Felten joined Google in 2006 as Head of Consumer Marketing for the United Kingdom. In 2009, she was promoted to Director of Consumer Marketing for Europe, the Middle East, and Africa (EMEA). She was ranked fourth in Marketing's Power 100 list in 2012 for her impact on the company's brand and consumer strategy.
Later that year, she transitioned to Google X (now known as X Development or simply X, the Moonshot Factory), Alphabet's research and development lab based in Mountain View, California, after a conversation with Astro Teller. At X, Felten served as Head of Getting Moonshots Ready for Contact with the Real World, a role she described at WIRED 2014 as helping bridge the gap between technical innovation and practical application.
Her work at Google and X included several major projects:

- Project Loon, a high-altitude balloon system designed to extend internet access globally; it was used to restore connectivity in Puerto Rico after Hurricane Maria and later launched commercially in Kenya.

- Waymo, Google's self-driving car project.

- Project Amber, which applied brain-based biomarkers and machine learning to measure and understand anxiety and depression.

- The Foundry, an incubator division that developed business models around early-stage scientific breakthroughs.

Felten also participated in the 2018 Google walkouts following reports of mishandled sexual harassment allegations at the company. She left Google in June 2021.

===Flourish Labs===

In 2021, Felten founded Flourish Labs, a telehealth company that uses technology to mobilize and scale professional peer support to address the youth mental health crisis. In 2023, the company raised US$6.6 million in seed funding to expand its platform.

===Advisory work===

Felten joined the board of directors of Marathon Health in 2022 and serves on the supervisory board of Springer Nature.

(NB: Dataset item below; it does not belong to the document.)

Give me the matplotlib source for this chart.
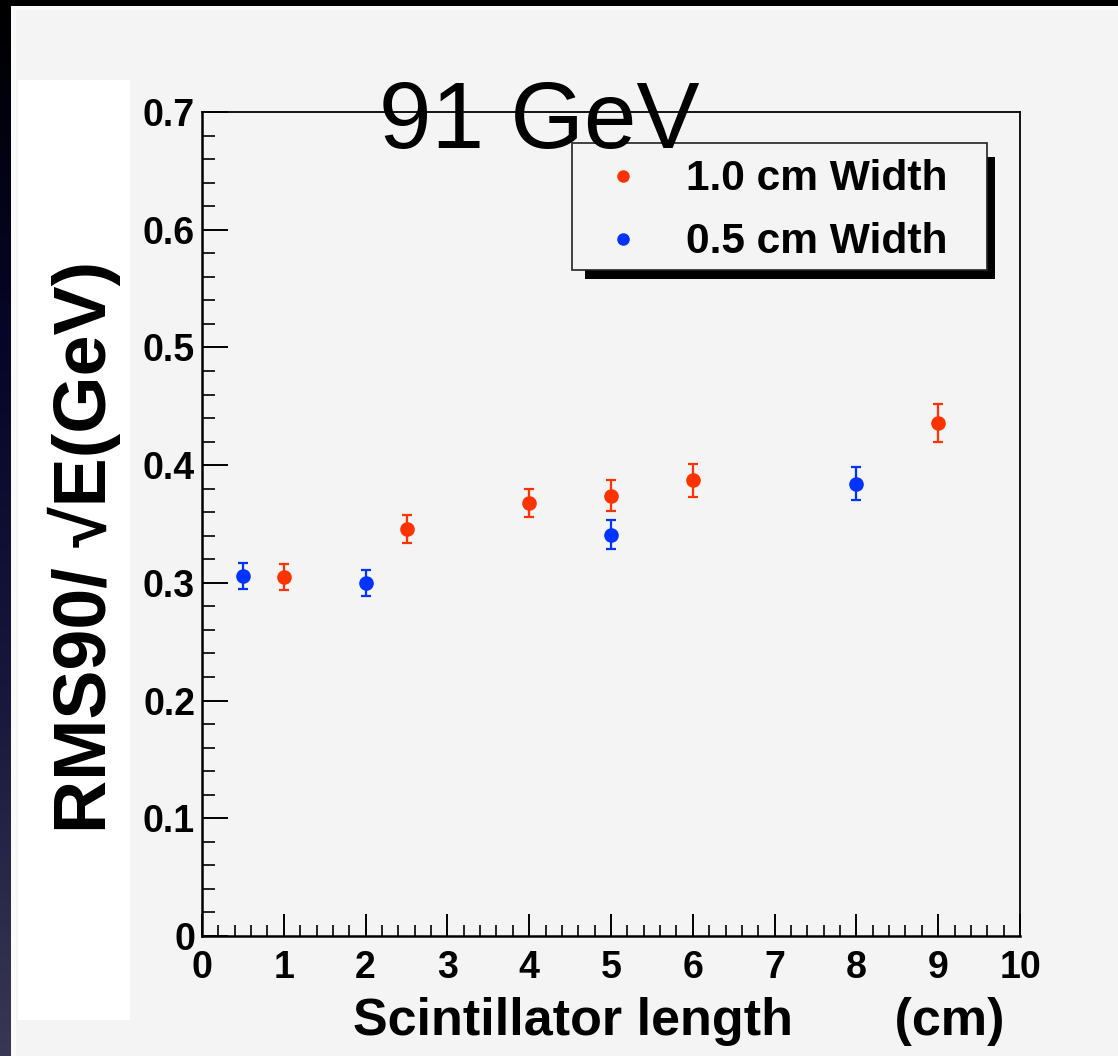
import matplotlib
matplotlib.use("Agg")
import matplotlib.pyplot as plt
import numpy as np
from matplotlib.patches import Rectangle
from matplotlib.lines import Line2D

# data
x_10 = [1, 2.5, 4, 5, 6, 9]
y_10 = [0.305, 0.346, 0.368, 0.374, 0.387, 0.436]
e_10 = [0.011, 0.012, 0.012, 0.013, 0.014, 0.016]

x_05 = [0.5, 2, 5, 8]
y_05 = [0.306, 0.300, 0.341, 0.384]
e_05 = [0.011, 0.011, 0.012, 0.014]

xticks = list(range(0, 11))
yticks = [0, 0.1, 0.2, 0.3, 0.4, 0.5, 0.6, 0.7]
ytick_labels = ["0", "0.1", "0.2", "0.3", "0.4", "0.5", "0.6", "0.7"]

red = "#ff3300"
blue = "#0033ff"
gray = "#f4f4f4"
FONT = ["Liberation Sans", "DejaVu Sans"]

W, H = 1118, 1056
def fx(px):
    return px / W
def fy(py):
    return 1 - py / H

fig = plt.figure(figsize=(W / 100, H / 100), dpi=100, facecolor="black")
plt.rcParams["font.family"] = FONT

# dark gradient strip on the left
gax = fig.add_axes([0, 0, fx(11), 1])
grad = np.linspace(0, 1, 256).reshape(-1, 1)
gax.imshow(grad, aspect="auto", cmap=matplotlib.colors.LinearSegmentedColormap.from_list(
    "bg", ["#000000", "#06062a", "#18183e", "#383854"]), extent=[0, 1, 0, 1])
gax.axis("off")

# panel background
fig.add_artist(Rectangle((fx(11), 0), 1 - fx(11), fy(6), transform=fig.transFigure,
                         facecolor="#fafafa", edgecolor="none", zorder=0))
fig.add_artist(Rectangle((fx(16), 0), 1 - fx(16), fy(10), transform=fig.transFigure,
                         facecolor=gray, edgecolor="none", zorder=0))
fig.add_artist(Rectangle((fx(18), fy(1020)), fx(130) - fx(18), fy(80) - fy(1020),
                         transform=fig.transFigure, facecolor="white", edgecolor="none", zorder=0))

ax = fig.add_axes([fx(202), fy(936), fx(1020) - fx(202), fy(112) - fy(936)])
ax.set_facecolor(gray)

ax.errorbar(x_10, y_10, yerr=e_10, fmt="o", color=red, ms=9.5, capsize=3.6,
            elinewidth=1.6, capthick=1.6, zorder=3)
ax.errorbar(x_05, y_05, yerr=e_05, fmt="o", color=blue, ms=9.5, capsize=3.6,
            elinewidth=1.6, capthick=1.6, zorder=3)

ax.set_xlim(0, 10)
ax.set_ylim(0, 0.7)
ax.set_xticks(xticks)
ax.set_xticklabels([str(t) for t in xticks])
ax.set_yticks(yticks)
ax.set_yticklabels(ytick_labels)
ax.set_xticks(np.arange(0, 10.01, 0.2), minor=True)
ax.set_yticks(np.arange(0, 0.701, 0.02), minor=True)

ax.tick_params(axis="x", which="major", direction="in", length=16, width=1.4, pad=10)
ax.tick_params(axis="x", which="minor", direction="in", length=8, width=1.2)
ax.tick_params(axis="y", which="major", direction="in", length=19, width=1.4, pad=5)
ax.tick_params(axis="y", which="minor", direction="in", length=9.5, width=1.2)
for lab in ax.get_xticklabels() + ax.get_yticklabels():
    lab.set_fontsize(27)
    lab.set_fontweight("bold")
for side in ["left", "bottom"]:
    ax.spines[side].set_linewidth(1.8)
for side in ["top", "right"]:
    ax.spines[side].set_linewidth(1.3)

# axis titles
fig.text(fx(84), fy(547), "RMS90/ \u221aE(GeV)", rotation=90, ha="center", va="center",
         fontsize=53, fontweight="bold")
fig.text(fx(1005), fy(1035), "Scintillator length       (cm)", ha="right", va="baseline",
         fontsize=37.5, fontweight="bold")

# title
fig.text(fx(539), fy(148), "91 GeV", ha="center", va="baseline", fontsize=68, zorder=10)

# legend with shadow
fig.add_artist(Rectangle((fx(585), fy(279)), fx(995) - fx(585), fy(157) - fy(279),
                         transform=fig.transFigure, facecolor="black", edgecolor="none", zorder=5))
fig.add_artist(Rectangle((fx(572), fy(270)), fx(987) - fx(572), fy(143) - fy(270),
                         transform=fig.transFigure, facecolor=gray, edgecolor="#222222",
                         linewidth=1.2, zorder=6))
legend_items = [("1.0 cm Width", red, 176), ("0.5 cm Width", blue, 239)]
for label, c, py in legend_items:
    fig.add_artist(Line2D([fx(623)], [fy(py)], marker="o", color=c, ms=8,
                          transform=fig.transFigure, zorder=7))
    fig.text(fx(686), fy(py + 3), label, ha="left", va="center", fontsize=30.6,
             fontweight="bold", zorder=7)

fig.savefig("out.png", dpi=100, facecolor=fig.get_facecolor())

==Awards and recognition==

Felten has received multiple honors, including:

- German Innovation Prize "Future Thinker" (2018)

- Financial Times Woman Changemaker (2018)

- Manager Magazin / BCG Top 100 Most Influential Women in German Business (2019 and 2020)

- Global Biz Outlook Top Women in Tech to Watch 2025

==Personal life==
Felten lives in California. She is married and has two children.